### [Dataset records]
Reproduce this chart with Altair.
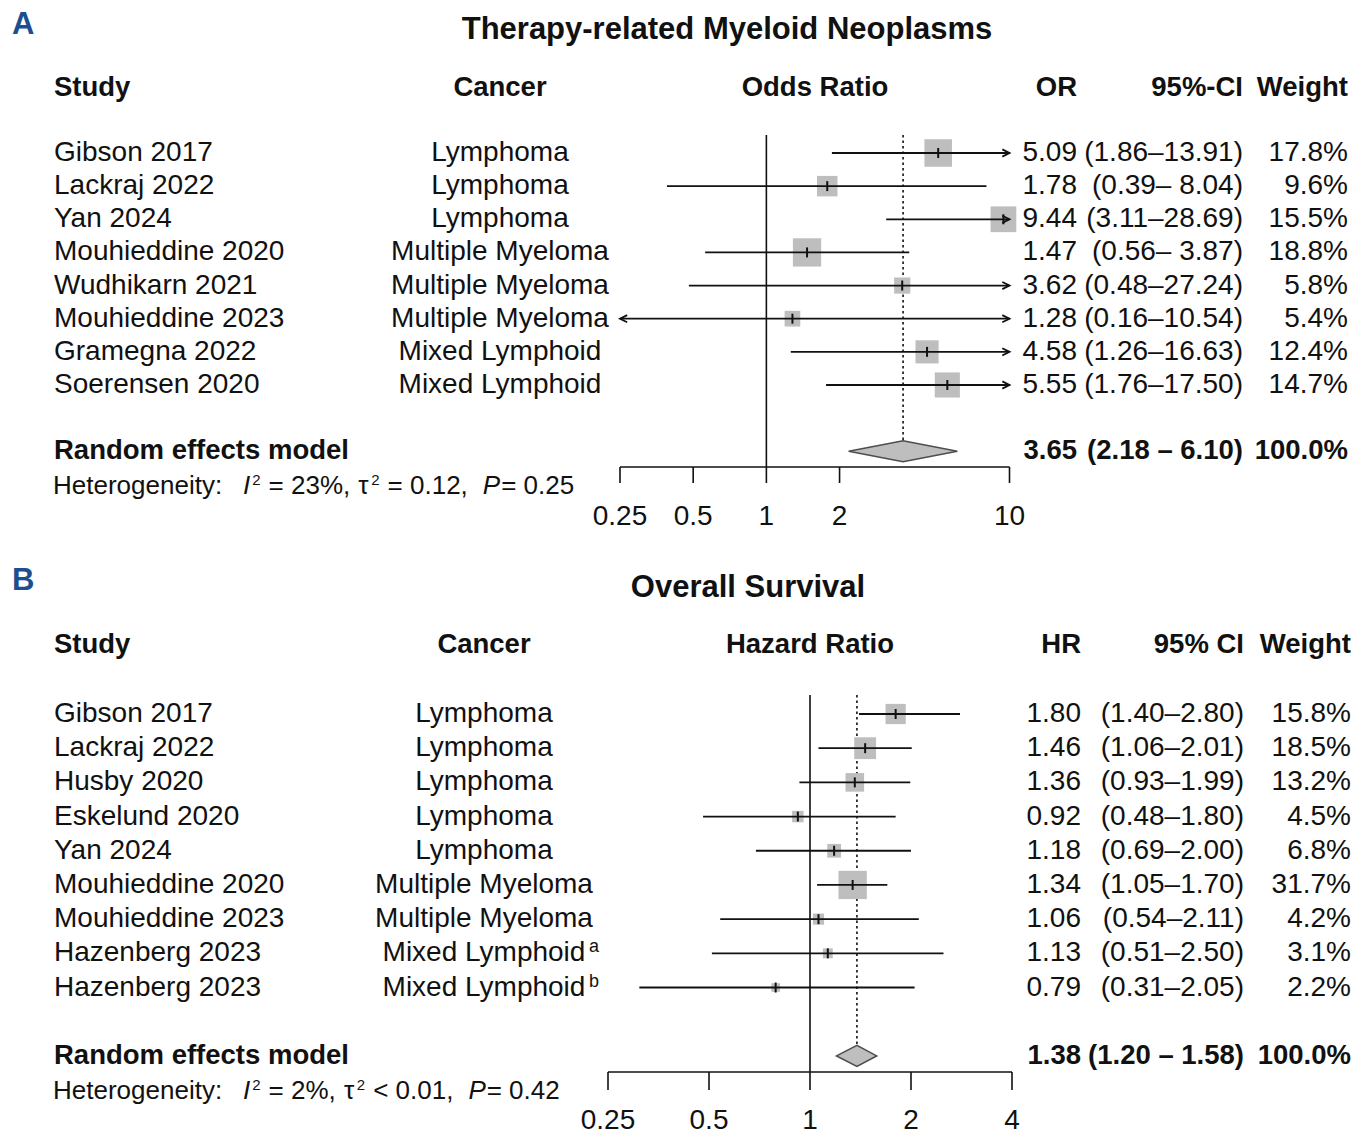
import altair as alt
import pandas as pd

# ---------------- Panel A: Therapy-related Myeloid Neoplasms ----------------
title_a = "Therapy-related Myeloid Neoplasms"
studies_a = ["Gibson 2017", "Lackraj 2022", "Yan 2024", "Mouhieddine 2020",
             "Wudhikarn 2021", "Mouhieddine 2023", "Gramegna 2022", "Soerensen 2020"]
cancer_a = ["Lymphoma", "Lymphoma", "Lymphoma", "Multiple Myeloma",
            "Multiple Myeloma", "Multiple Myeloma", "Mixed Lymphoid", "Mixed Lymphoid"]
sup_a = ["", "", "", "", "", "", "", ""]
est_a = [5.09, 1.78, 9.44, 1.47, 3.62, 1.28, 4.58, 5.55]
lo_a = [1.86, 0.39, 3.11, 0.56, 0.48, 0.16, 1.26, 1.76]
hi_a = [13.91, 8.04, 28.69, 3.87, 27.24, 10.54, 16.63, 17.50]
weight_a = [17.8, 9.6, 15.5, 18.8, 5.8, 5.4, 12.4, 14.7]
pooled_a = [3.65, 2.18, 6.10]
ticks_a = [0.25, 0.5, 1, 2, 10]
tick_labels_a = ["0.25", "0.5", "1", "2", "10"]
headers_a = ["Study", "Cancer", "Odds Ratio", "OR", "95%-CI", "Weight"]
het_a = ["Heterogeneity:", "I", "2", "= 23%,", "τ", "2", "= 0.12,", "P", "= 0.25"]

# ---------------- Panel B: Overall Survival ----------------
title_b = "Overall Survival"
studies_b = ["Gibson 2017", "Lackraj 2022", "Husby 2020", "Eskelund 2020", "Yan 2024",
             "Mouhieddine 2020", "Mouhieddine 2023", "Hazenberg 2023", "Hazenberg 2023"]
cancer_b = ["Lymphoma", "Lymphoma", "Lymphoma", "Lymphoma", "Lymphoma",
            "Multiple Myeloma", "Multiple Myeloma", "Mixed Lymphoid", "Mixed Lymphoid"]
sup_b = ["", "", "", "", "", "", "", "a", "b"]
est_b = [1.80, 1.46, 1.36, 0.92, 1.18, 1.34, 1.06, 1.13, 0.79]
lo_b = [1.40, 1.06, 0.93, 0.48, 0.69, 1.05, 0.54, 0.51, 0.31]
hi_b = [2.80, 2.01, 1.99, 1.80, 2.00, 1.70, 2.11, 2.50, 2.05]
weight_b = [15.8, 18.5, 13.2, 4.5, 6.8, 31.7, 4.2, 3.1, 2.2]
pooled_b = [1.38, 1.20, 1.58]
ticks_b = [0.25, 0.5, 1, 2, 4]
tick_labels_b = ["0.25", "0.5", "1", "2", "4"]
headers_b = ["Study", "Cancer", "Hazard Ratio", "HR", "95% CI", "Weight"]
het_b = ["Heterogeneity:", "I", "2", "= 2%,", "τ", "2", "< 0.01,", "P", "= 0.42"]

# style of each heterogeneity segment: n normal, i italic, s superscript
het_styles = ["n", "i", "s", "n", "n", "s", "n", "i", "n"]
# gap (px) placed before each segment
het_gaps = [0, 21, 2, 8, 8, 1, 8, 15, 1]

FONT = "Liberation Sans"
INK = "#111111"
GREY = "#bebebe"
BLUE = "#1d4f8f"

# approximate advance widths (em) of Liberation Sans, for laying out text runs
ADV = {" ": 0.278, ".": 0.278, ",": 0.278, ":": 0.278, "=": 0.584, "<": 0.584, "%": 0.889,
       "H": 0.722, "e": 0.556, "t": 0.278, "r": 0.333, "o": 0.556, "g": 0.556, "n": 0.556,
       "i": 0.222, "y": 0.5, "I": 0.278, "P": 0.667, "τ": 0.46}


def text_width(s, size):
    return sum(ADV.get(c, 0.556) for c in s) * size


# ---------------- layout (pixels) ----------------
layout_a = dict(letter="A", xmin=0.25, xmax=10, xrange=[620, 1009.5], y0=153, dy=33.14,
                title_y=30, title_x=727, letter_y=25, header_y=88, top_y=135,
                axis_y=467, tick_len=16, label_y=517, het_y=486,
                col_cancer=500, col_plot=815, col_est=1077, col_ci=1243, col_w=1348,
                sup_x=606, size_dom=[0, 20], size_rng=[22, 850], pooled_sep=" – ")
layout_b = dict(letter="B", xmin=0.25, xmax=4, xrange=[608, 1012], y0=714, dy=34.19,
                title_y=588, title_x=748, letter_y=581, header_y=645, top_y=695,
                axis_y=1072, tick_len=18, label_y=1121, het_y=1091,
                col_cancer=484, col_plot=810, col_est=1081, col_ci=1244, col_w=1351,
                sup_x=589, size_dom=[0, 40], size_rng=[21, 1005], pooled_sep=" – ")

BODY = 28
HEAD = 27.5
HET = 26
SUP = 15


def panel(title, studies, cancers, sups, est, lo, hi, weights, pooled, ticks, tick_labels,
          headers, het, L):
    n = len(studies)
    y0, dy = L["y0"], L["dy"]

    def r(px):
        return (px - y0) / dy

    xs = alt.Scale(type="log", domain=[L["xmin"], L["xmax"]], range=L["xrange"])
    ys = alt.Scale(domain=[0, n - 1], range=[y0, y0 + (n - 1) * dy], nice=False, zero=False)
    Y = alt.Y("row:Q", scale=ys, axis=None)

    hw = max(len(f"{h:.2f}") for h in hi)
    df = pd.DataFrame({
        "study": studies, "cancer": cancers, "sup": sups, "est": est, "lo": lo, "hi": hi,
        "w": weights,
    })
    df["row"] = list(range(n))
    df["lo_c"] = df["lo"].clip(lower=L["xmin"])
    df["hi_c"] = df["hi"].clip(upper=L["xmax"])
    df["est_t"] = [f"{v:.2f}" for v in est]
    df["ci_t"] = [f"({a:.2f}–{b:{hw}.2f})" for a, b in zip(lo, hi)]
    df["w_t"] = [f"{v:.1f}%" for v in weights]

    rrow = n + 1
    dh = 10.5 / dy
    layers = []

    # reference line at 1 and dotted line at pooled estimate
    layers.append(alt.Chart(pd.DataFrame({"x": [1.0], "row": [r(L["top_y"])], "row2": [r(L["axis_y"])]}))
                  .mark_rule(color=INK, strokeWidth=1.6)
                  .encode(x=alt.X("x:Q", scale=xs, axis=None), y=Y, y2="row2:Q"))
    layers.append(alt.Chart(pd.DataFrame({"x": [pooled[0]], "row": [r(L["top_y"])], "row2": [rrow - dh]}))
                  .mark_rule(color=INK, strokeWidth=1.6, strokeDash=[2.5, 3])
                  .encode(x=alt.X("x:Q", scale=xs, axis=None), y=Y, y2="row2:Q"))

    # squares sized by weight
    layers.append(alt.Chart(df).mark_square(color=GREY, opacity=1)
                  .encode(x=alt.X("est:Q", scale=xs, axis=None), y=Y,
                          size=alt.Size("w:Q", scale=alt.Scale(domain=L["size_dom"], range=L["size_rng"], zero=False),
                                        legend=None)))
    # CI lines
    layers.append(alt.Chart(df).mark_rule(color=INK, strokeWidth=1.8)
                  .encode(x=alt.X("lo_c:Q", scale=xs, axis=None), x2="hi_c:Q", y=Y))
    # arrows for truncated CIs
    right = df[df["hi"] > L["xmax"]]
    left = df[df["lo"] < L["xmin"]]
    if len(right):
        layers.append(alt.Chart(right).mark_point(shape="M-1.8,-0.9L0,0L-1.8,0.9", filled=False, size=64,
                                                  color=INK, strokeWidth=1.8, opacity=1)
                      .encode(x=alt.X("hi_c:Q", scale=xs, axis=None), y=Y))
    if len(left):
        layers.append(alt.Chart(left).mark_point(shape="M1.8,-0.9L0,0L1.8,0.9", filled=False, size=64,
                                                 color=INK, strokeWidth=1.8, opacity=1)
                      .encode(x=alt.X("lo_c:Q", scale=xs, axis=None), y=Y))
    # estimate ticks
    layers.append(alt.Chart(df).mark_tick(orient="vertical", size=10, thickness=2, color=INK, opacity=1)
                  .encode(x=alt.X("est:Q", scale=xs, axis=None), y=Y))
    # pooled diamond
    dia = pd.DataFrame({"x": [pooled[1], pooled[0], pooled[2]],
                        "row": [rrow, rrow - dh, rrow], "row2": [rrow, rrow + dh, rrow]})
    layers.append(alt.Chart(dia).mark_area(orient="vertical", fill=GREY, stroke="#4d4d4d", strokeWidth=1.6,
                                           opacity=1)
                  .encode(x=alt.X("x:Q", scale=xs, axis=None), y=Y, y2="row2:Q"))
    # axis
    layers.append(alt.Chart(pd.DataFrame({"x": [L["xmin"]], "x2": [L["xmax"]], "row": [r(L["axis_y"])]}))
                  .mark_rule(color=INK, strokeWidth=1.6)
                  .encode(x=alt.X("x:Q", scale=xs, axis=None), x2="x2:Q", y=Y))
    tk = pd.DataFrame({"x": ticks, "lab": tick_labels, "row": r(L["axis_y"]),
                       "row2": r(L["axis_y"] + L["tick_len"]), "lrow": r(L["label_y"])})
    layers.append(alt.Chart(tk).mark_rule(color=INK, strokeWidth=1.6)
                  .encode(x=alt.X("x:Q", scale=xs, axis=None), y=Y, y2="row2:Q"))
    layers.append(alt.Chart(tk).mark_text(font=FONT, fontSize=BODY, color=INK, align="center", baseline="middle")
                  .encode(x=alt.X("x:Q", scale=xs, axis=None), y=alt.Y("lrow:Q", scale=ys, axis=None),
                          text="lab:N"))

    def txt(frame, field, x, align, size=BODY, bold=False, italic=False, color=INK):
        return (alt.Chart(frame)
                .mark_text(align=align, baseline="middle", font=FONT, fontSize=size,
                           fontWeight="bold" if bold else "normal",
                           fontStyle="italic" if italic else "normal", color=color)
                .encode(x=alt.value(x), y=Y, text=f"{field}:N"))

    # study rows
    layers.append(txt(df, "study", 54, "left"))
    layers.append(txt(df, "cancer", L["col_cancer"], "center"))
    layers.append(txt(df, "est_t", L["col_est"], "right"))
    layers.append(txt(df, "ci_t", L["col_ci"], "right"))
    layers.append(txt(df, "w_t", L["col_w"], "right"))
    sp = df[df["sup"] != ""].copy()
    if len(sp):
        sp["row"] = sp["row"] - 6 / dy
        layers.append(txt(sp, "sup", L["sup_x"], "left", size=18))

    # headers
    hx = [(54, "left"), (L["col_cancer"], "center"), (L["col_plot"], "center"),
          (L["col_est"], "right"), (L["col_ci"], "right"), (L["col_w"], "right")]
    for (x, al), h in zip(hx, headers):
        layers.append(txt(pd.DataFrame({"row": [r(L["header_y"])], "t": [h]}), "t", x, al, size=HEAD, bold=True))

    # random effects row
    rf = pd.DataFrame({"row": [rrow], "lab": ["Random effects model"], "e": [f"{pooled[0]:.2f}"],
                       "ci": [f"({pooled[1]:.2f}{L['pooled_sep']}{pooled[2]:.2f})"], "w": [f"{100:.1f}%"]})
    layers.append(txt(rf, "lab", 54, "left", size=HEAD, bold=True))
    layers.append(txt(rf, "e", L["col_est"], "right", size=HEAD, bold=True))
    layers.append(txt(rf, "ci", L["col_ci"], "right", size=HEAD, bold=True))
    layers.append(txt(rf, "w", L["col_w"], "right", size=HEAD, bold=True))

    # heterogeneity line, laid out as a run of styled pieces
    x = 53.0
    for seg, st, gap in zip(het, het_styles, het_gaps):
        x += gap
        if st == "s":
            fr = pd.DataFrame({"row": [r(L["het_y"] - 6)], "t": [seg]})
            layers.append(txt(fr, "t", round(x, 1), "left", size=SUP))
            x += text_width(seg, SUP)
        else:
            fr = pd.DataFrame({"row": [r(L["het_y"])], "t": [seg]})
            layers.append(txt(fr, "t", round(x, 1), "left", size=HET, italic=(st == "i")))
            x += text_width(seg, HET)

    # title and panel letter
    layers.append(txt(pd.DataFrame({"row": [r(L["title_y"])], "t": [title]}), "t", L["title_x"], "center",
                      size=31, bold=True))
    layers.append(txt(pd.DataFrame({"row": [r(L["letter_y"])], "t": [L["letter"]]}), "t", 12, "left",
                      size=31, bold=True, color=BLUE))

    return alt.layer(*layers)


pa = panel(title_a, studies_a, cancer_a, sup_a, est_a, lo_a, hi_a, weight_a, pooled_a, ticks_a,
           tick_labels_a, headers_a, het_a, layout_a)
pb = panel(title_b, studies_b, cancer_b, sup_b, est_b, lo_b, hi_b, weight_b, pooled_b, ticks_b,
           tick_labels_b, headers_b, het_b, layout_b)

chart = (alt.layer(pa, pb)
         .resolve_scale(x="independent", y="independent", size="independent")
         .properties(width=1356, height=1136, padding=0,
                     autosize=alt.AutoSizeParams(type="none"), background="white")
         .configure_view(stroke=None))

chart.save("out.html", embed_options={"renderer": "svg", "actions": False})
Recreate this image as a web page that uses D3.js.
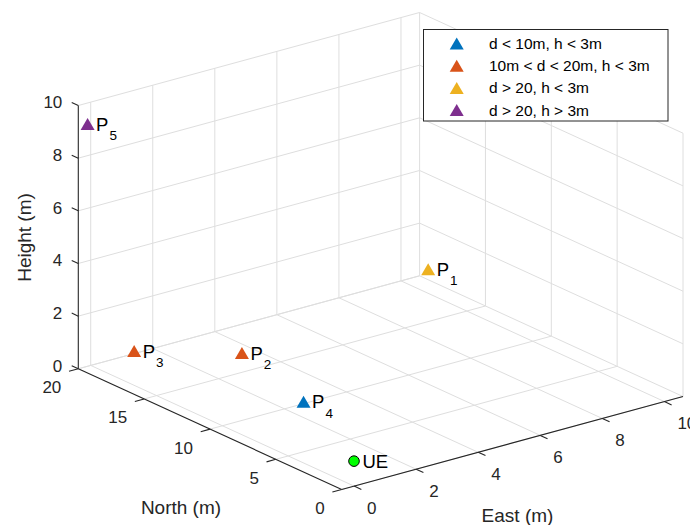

### [To do]
Only the lines from the start of the records above through the line containing "import pandas as pd" should be returned, exactly and with both ends, please; the pictures stay out.

### [Final answer]
Reproduce this chart with Altair.
import altair as alt
import pandas as pd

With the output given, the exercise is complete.